* Dataset section
# # # # #

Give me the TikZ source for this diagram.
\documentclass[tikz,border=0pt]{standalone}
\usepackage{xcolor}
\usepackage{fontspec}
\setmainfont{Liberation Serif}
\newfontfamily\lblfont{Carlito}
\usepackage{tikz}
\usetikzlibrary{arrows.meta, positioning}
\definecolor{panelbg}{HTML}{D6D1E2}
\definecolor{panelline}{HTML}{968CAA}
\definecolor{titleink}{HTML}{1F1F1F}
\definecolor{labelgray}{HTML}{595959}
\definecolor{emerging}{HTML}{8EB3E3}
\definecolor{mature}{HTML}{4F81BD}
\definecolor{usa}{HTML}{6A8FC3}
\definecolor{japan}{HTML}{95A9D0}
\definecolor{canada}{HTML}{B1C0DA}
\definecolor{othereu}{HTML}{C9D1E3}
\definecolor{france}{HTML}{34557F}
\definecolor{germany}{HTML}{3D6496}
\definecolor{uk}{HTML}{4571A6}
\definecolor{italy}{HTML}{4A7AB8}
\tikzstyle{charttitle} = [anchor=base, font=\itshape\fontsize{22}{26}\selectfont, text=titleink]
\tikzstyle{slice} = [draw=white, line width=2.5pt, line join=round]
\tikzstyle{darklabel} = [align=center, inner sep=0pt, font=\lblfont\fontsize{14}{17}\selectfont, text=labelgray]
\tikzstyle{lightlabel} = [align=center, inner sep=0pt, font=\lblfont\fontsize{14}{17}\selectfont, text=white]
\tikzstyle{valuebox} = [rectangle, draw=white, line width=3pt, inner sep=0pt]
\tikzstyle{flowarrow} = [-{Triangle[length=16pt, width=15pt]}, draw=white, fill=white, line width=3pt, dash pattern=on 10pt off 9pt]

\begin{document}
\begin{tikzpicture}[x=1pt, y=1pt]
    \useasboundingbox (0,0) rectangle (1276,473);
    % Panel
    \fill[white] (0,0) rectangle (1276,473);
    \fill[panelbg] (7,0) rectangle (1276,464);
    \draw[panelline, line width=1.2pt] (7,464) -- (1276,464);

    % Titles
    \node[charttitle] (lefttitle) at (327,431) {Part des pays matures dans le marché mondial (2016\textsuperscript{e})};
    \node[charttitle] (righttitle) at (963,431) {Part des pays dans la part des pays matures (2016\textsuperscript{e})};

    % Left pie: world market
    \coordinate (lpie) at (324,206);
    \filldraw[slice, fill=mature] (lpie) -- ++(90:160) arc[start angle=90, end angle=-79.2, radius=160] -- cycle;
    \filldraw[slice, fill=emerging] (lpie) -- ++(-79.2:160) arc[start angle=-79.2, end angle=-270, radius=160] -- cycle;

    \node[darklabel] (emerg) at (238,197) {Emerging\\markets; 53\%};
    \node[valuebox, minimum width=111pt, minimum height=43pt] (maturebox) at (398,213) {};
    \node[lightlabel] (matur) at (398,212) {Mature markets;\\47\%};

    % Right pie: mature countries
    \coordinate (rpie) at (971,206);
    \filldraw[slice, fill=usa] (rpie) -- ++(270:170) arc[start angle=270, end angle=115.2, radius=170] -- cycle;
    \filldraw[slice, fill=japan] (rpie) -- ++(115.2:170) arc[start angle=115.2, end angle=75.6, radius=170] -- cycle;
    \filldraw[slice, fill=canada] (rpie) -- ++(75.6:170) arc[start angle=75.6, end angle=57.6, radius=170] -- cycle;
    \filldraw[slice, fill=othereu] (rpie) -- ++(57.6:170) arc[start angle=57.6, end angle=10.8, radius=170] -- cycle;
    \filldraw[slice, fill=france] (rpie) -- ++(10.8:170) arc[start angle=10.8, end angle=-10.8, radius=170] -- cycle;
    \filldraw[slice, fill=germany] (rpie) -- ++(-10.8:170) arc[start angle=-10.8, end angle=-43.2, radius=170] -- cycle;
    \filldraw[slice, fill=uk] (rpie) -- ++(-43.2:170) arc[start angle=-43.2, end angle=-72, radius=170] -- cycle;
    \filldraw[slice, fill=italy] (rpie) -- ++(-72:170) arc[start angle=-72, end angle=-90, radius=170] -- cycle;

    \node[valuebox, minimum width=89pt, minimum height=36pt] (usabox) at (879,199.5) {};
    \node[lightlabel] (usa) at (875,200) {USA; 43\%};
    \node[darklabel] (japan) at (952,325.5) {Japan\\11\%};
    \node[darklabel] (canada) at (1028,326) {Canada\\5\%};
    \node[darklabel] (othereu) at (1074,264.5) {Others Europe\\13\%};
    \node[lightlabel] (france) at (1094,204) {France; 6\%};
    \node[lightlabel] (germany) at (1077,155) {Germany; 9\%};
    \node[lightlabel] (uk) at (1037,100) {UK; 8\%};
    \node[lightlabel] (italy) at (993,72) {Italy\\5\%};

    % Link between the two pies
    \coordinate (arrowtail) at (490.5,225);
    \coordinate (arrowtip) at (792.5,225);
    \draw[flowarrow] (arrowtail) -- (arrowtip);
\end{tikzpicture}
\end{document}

# # # # #

Extract all of the data exactly as written.

Give me the TikZ source for this diagram.
\documentclass[tikz,border=0pt]{standalone}
\usepackage{xcolor}
\usepackage{fontspec}
\setmainfont{Liberation Serif}
\newfontfamily\lblfont{Carlito}
\usepackage{tikz}
\usetikzlibrary{arrows.meta, positioning}
\definecolor{panelbg}{HTML}{D6D1E2}
\definecolor{panelline}{HTML}{968CAA}
\definecolor{titleink}{HTML}{1F1F1F}
\definecolor{labelgray}{HTML}{595959}
\definecolor{emerging}{HTML}{8EB3E3}
\definecolor{mature}{HTML}{4F81BD}
\definecolor{usa}{HTML}{6A8FC3}
\definecolor{japan}{HTML}{95A9D0}
\definecolor{canada}{HTML}{B1C0DA}
\definecolor{othereu}{HTML}{C9D1E3}
\definecolor{france}{HTML}{34557F}
\definecolor{germany}{HTML}{3D6496}
\definecolor{uk}{HTML}{4571A6}
\definecolor{italy}{HTML}{4A7AB8}
\tikzstyle{charttitle} = [anchor=base, font=\itshape\fontsize{22}{26}\selectfont, text=titleink]
\tikzstyle{slice} = [draw=white, line width=2.5pt, line join=round]
\tikzstyle{darklabel} = [align=center, inner sep=0pt, font=\lblfont\fontsize{14}{17}\selectfont, text=labelgray]
\tikzstyle{lightlabel} = [align=center, inner sep=0pt, font=\lblfont\fontsize{14}{17}\selectfont, text=white]
\tikzstyle{valuebox} = [rectangle, draw=white, line width=3pt, inner sep=0pt]
\tikzstyle{flowarrow} = [-{Triangle[length=16pt, width=15pt]}, draw=white, fill=white, line width=3pt, dash pattern=on 10pt off 9pt]

\begin{document}
\begin{tikzpicture}[x=1pt, y=1pt]
    \useasboundingbox (0,0) rectangle (1276,473);
    % Panel
    \fill[white] (0,0) rectangle (1276,473);
    \fill[panelbg] (7,0) rectangle (1276,464);
    \draw[panelline, line width=1.2pt] (7,464) -- (1276,464);

    % Titles
    \node[charttitle] (lefttitle) at (327,431) {Part des pays matures dans le marché mondial (2016\textsuperscript{e})};
    \node[charttitle] (righttitle) at (963,431) {Part des pays dans la part des pays matures (2016\textsuperscript{e})};

    % Left pie: world market
    \coordinate (lpie) at (324,206);
    \filldraw[slice, fill=mature] (lpie) -- ++(90:160) arc[start angle=90, end angle=-79.2, radius=160] -- cycle;
    \filldraw[slice, fill=emerging] (lpie) -- ++(-79.2:160) arc[start angle=-79.2, end angle=-270, radius=160] -- cycle;

    \node[darklabel] (emerg) at (238,197) {Emerging\\markets; 53\%};
    \node[valuebox, minimum width=111pt, minimum height=43pt] (maturebox) at (398,213) {};
    \node[lightlabel] (matur) at (398,212) {Mature markets;\\47\%};

    % Right pie: mature countries
    \coordinate (rpie) at (971,206);
    \filldraw[slice, fill=usa] (rpie) -- ++(270:170) arc[start angle=270, end angle=115.2, radius=170] -- cycle;
    \filldraw[slice, fill=japan] (rpie) -- ++(115.2:170) arc[start angle=115.2, end angle=75.6, radius=170] -- cycle;
    \filldraw[slice, fill=canada] (rpie) -- ++(75.6:170) arc[start angle=75.6, end angle=57.6, radius=170] -- cycle;
    \filldraw[slice, fill=othereu] (rpie) -- ++(57.6:170) arc[start angle=57.6, end angle=10.8, radius=170] -- cycle;
    \filldraw[slice, fill=france] (rpie) -- ++(10.8:170) arc[start angle=10.8, end angle=-10.8, radius=170] -- cycle;
    \filldraw[slice, fill=germany] (rpie) -- ++(-10.8:170) arc[start angle=-10.8, end angle=-43.2, radius=170] -- cycle;
    \filldraw[slice, fill=uk] (rpie) -- ++(-43.2:170) arc[start angle=-43.2, end angle=-72, radius=170] -- cycle;
    \filldraw[slice, fill=italy] (rpie) -- ++(-72:170) arc[start angle=-72, end angle=-90, radius=170] -- cycle;

    \node[valuebox, minimum width=89pt, minimum height=36pt] (usabox) at (879,199.5) {};
    \node[lightlabel] (usa) at (875,200) {USA; 43\%};
    \node[darklabel] (japan) at (952,325.5) {Japan\\11\%};
    \node[darklabel] (canada) at (1028,326) {Canada\\5\%};
    \node[darklabel] (othereu) at (1074,264.5) {Others Europe\\13\%};
    \node[lightlabel] (france) at (1094,204) {France; 6\%};
    \node[lightlabel] (germany) at (1077,155) {Germany; 9\%};
    \node[lightlabel] (uk) at (1037,100) {UK; 8\%};
    \node[lightlabel] (italy) at (993,72) {Italy\\5\%};

    % Link between the two pies
    \coordinate (arrowtail) at (490.5,225);
    \coordinate (arrowtip) at (792.5,225);
    \draw[flowarrow] (arrowtail) -- (arrowtip);
\end{tikzpicture}
\end{document}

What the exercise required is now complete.